I too am disappointed at the reasoning in this post.

So far, WalMart has been doing what any capitalist company would do: optimize its return on investment in the environment it finds itself. If part of that involves a deal with the local government, that's because the local government believes such a deal is in the interests of its voters (barring corruption). While the practice of making such deals by local governments is clearly a bad thing, the practice of WalMart in seeking and using these deals is rational and reasonable.

Walmart is, indeed, a capitalist success story. It built from nothing to a huge corporation, in the processing becoming the nations largest employer (i.e. providing lots of jobs) while reducing the cost of goods and services to consumers. It made a lot of money for its stockholders (my little bit, started in the '70s, grew into a much larger little bit, for example). They developed crucial innovations in reducing supply chain costs, as a pioneer in aggressive integration of cutting edge automation with their business practices.

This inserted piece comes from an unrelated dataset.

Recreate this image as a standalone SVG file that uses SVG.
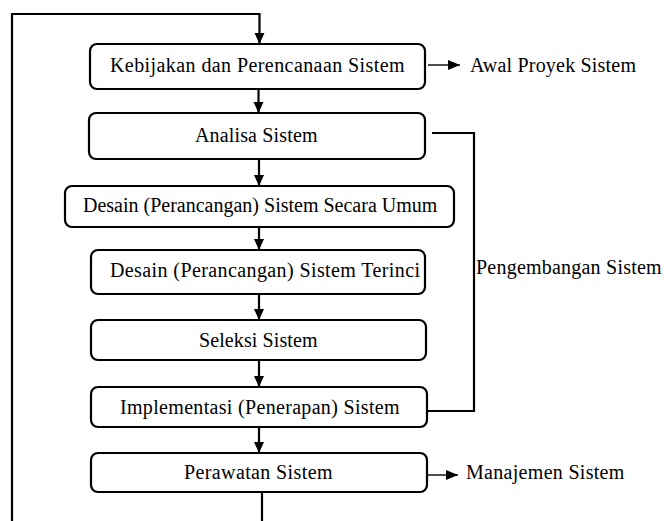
<svg xmlns="http://www.w3.org/2000/svg" width="664" height="521" viewBox="0 0 664 521">
<defs>
<marker id="ah" markerUnits="userSpaceOnUse" markerWidth="12" markerHeight="12" viewBox="0 0 12 12" refX="11" refY="6" orient="auto">
<path d="M0,1 L11,6 L0,11 Z" fill="#000"/>
</marker>
<marker id="ahs" markerUnits="userSpaceOnUse" markerWidth="12" markerHeight="12" viewBox="0 0 12 12" refX="12" refY="6" orient="auto">
<path d="M0,1 L12,6 L0,11 Z" fill="#000"/>
</marker>
</defs>
<style>
.box{fill:#fff;stroke:#000;stroke-width:2.2}
</style>
<rect width="664" height="521" fill="#fff"/>
<g id="connectors" fill="none" stroke="#000" stroke-width="2.2">
<path d="M12,521 V14 H259.5 V44" marker-end="url(#ah)"/>
<path d="M258.5,89 V113" marker-end="url(#ah)"/>
<path d="M259,159 V186" marker-end="url(#ah)"/>
<path d="M259,227 V250" marker-end="url(#ah)"/>
<path d="M259,294 V320" marker-end="url(#ah)"/>
<path d="M259,360 V387" marker-end="url(#ah)"/>
<path d="M259,427 V453" marker-end="url(#ah)"/>
<path d="M262,492 V521"/>
<path d="M432,133 H474 V411 H427"/>
<path stroke-width="1.4" d="M428,65 H460" marker-end="url(#ahs)"/>
<path stroke-width="1.4" d="M428,475 H458" marker-end="url(#ahs)"/>
</g>
<g font-family="Liberation Serif, Times New Roman, serif" font-size="20" fill="#000">
<g id="n1"><rect class="box" x="90" y="44" width="335" height="45" rx="7"/><text x="110" y="72" letter-spacing="0.42">Kebijakan dan Perencanaan Sistem</text></g>
<g id="n2"><rect class="box" x="89" y="113" width="336" height="46" rx="7"/><text x="195" y="142" letter-spacing="0.15">Analisa Sistem</text></g>
<g id="n3"><rect class="box" x="65" y="186" width="389" height="41" rx="7"/><text x="83" y="212">Desain (Perancangan) Sistem Secara Umum</text></g>
<g id="n4"><rect class="box" x="91" y="250" width="334" height="44" rx="7"/><text x="110" y="277" letter-spacing="0.4">Desain (Perancangan) Sistem Terinci</text></g>
<g id="n5"><rect class="box" x="91" y="320" width="335" height="40" rx="7"/><text x="199" y="347" letter-spacing="0.1">Seleksi Sistem</text></g>
<g id="n6"><rect class="box" x="91" y="387" width="336" height="40" rx="7"/><text x="120" y="414" letter-spacing="0.32">Implementasi (Penerapan) Sistem</text></g>
<g id="n7"><rect class="box" x="91" y="453" width="336" height="39" rx="7"/><text x="184" y="479" letter-spacing="0.38">Perawatan Sistem</text></g>
<g id="l1"><text x="470" y="72" letter-spacing="0.2">Awal Proyek Sistem</text></g>
<g id="l2"><text x="466" y="479" letter-spacing="0.3">Manajemen Sistem</text></g>
<g id="l3"><text x="476" y="274" letter-spacing="0.22">Pengembangan Sistem</text></g>
</g>
</svg>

WalMart has been and is a great company.

To excoriate WalMart is simply wrong. The problem is government, not WalMart.

Rix

And with public health care, Wal-Mart need not provide family insurance. Only insurance for the employee themselves. Families will go on the public plan.

Tank

The equation of a) not providing a large number of employees with b) government subsidies strikes me as dubious at best. Doing so requires some curious assumptions about labor markets. Also, by that logic, I take it that any employer of someone who qualifies for the EITC is guilty of rent-seeking? It would seem to require the same odd assumptions about how labor markets function.

Joe L

What some of you fail to realize is that Wal-Mart's obligation is not to you or me UNLESS we are shareholders. They are simply taking advantage of what the system has prepared.

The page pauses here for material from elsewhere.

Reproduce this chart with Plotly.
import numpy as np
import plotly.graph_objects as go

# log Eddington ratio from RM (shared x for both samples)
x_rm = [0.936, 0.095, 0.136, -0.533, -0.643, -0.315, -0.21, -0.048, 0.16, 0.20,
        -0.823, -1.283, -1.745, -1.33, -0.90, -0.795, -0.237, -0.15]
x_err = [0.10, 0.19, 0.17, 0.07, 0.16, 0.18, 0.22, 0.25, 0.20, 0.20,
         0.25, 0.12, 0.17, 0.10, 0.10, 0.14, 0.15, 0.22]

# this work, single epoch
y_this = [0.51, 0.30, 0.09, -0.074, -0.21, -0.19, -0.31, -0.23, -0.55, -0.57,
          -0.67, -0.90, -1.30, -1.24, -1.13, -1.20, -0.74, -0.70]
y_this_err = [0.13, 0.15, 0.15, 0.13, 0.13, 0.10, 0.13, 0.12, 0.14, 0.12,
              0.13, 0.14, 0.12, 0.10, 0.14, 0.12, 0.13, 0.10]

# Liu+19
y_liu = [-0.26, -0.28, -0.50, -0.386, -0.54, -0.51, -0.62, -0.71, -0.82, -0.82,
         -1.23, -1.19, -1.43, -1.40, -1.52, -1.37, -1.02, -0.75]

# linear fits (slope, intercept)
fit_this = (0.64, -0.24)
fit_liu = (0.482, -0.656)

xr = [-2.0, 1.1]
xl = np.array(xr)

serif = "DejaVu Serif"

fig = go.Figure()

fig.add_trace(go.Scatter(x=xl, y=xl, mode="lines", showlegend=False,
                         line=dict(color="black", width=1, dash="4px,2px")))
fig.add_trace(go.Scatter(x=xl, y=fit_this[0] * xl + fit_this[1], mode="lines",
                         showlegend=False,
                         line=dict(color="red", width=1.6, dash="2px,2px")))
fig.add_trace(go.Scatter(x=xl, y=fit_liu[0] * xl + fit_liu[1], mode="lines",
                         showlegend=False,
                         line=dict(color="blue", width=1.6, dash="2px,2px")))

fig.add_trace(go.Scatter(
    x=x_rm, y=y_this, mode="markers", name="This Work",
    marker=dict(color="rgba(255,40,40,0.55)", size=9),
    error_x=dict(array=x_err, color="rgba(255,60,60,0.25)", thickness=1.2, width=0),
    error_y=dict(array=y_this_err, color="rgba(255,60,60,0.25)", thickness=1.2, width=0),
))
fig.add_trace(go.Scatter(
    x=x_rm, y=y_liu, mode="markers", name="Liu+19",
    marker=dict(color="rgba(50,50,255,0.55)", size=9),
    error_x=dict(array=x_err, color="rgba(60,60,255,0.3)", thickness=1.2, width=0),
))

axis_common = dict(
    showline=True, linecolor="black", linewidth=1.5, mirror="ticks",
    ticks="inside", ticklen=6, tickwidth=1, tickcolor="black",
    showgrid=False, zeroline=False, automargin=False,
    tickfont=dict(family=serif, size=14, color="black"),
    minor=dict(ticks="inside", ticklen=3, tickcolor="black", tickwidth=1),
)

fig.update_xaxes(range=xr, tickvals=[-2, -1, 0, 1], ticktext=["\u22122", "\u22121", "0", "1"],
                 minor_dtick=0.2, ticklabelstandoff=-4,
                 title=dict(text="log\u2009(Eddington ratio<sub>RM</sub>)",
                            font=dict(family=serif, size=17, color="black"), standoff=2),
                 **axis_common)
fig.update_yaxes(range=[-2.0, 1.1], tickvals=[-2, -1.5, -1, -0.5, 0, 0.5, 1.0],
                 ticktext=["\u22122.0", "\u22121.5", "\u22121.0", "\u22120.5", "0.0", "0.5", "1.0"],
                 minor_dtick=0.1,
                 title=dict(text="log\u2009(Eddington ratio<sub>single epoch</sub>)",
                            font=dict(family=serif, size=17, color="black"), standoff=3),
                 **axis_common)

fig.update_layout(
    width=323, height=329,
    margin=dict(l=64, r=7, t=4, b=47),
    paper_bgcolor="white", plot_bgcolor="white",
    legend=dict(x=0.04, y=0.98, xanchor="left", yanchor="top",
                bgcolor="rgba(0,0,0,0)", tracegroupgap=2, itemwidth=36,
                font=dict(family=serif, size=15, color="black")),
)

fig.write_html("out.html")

To expect them to fail to capitalize on the availability of local government largesse is completely unrealistic and naive.

Principles are great, but shareholders want results.

bill reeves

walmart is going where taxes are least. The tax incentives are tax cuts. Would you have walmart refuse tax cuts to the expense of its customers or go to the places where taxes are highest?

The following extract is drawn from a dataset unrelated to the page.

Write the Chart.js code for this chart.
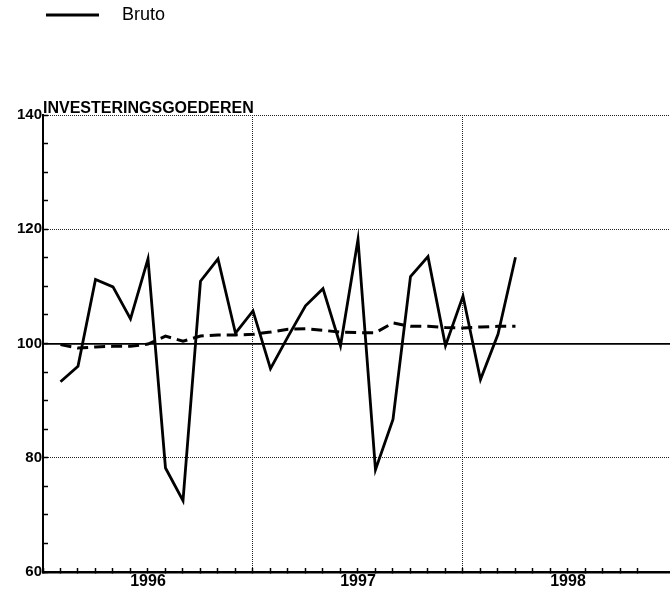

Anyone who does otherwise is a fool and this site should know better.

Basil

Joe L has it right. If the tax abatements are an issue, then the tax authorities (under the pressure of their constituencies) should say no. Walmart can then figure out whether it's still cost-effective and profitable to do business in that location.

Walmart, like the major sports teams, are doing this because it makes good business sense for them. They are acting in their (and their owner/shareholders') best interest. The people should simply act in their own best interest.

Walmart would not receive any "purity points" were they to desist from asking for the tax and other changes.